Angesichts der Auspeitschungen und öffentlichen Enthauptungen in Saudi-Arabien kann man also nicht einfach mit dem Finger auf andere zeigen: auf die Politik, die Waffenhändler, die Ölkonzerne. Nein, jeder, der sich vom Glanz des märchenhaften Reichtums beeindrucken lässt, macht sich zum heimlichen Komplizen dieses finsteren Gewaltregimes. Spüren Sie, wie der Lederriemen die nackte Haut aufreißt?
Noch einige Anmerkungen, für die im Radio kein Platz mehr war:
Was die Aussicht auf unverdienten Reichtum mit den Menschen macht, haben Friedrich Dürrenmatt in seinem “Besuch der alten Dame”, Dostojewski in “Der Spieler” und Joseph Roth im “Hotel Savoy” gezeigt: Die Güllener schrecken nicht vor Mord zurück, der Spieler sehnt den Tod der Moskauer Erbtante herbei (und dreht durch, als diese, quicklebendig, ihre Hunderttausende ebenfalls im Casino verzockt), die Lodzer Bagage lungert in Erwartung des reichen Onkels aus Amerika arbeitsscheu in der Hotellobby herum (immerhin).

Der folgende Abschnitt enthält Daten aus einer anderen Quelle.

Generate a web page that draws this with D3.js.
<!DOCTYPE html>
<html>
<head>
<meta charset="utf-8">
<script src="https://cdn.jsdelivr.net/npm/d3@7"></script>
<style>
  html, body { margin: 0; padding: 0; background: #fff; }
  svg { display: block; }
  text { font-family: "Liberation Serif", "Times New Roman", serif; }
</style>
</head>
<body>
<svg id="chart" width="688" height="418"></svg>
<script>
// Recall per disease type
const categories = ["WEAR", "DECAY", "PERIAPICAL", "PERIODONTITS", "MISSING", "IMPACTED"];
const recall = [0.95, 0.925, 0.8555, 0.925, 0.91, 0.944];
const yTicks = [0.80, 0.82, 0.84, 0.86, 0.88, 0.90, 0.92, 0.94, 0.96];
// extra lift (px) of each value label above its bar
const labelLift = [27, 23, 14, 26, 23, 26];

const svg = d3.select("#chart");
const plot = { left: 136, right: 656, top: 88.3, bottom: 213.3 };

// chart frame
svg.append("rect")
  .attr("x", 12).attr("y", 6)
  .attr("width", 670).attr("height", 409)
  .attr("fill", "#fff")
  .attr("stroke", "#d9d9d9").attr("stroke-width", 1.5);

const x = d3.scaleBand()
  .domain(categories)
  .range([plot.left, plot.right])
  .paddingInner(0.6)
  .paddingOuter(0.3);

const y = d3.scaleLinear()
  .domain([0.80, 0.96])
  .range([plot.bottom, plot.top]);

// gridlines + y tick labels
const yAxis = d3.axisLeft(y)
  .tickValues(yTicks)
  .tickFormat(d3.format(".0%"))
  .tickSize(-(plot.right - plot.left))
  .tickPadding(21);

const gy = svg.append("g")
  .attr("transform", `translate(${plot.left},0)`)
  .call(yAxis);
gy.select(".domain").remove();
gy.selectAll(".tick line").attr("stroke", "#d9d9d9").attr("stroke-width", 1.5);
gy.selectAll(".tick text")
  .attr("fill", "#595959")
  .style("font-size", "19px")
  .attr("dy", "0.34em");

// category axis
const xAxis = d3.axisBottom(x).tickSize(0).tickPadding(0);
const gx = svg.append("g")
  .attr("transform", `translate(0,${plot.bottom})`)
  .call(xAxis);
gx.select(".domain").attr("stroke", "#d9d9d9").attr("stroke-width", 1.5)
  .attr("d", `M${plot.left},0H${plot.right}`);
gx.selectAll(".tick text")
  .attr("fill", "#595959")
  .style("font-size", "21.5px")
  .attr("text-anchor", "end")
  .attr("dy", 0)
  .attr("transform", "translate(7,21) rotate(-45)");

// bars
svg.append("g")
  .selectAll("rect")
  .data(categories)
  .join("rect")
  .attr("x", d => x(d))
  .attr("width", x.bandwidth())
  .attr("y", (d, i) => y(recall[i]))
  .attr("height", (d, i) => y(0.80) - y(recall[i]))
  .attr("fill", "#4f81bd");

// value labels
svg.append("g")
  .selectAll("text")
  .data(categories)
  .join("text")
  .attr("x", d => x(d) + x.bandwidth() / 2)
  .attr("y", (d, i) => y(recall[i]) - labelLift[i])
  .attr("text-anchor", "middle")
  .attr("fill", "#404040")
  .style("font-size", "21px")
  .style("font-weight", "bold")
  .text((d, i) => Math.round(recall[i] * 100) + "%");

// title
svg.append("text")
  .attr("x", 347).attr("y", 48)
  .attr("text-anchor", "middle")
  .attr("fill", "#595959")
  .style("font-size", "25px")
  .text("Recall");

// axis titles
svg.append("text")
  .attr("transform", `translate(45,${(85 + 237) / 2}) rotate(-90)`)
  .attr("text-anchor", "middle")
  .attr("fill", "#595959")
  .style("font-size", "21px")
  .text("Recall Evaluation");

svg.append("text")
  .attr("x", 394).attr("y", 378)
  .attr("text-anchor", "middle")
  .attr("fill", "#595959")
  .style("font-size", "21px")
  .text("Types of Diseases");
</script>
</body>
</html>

Diese Seelenallianz mit den Superreichen und die irrationale Hoffnung, es könnte einen selbst doch noch irgendwann der Reichtum treffen (der sich bei manchen bis zum letzten Atemzug hält), haben hierzulande bislang noch jeden Versuch einer Erhöhung von Erbschafts- und Vermögenssteuer sicher verhindert.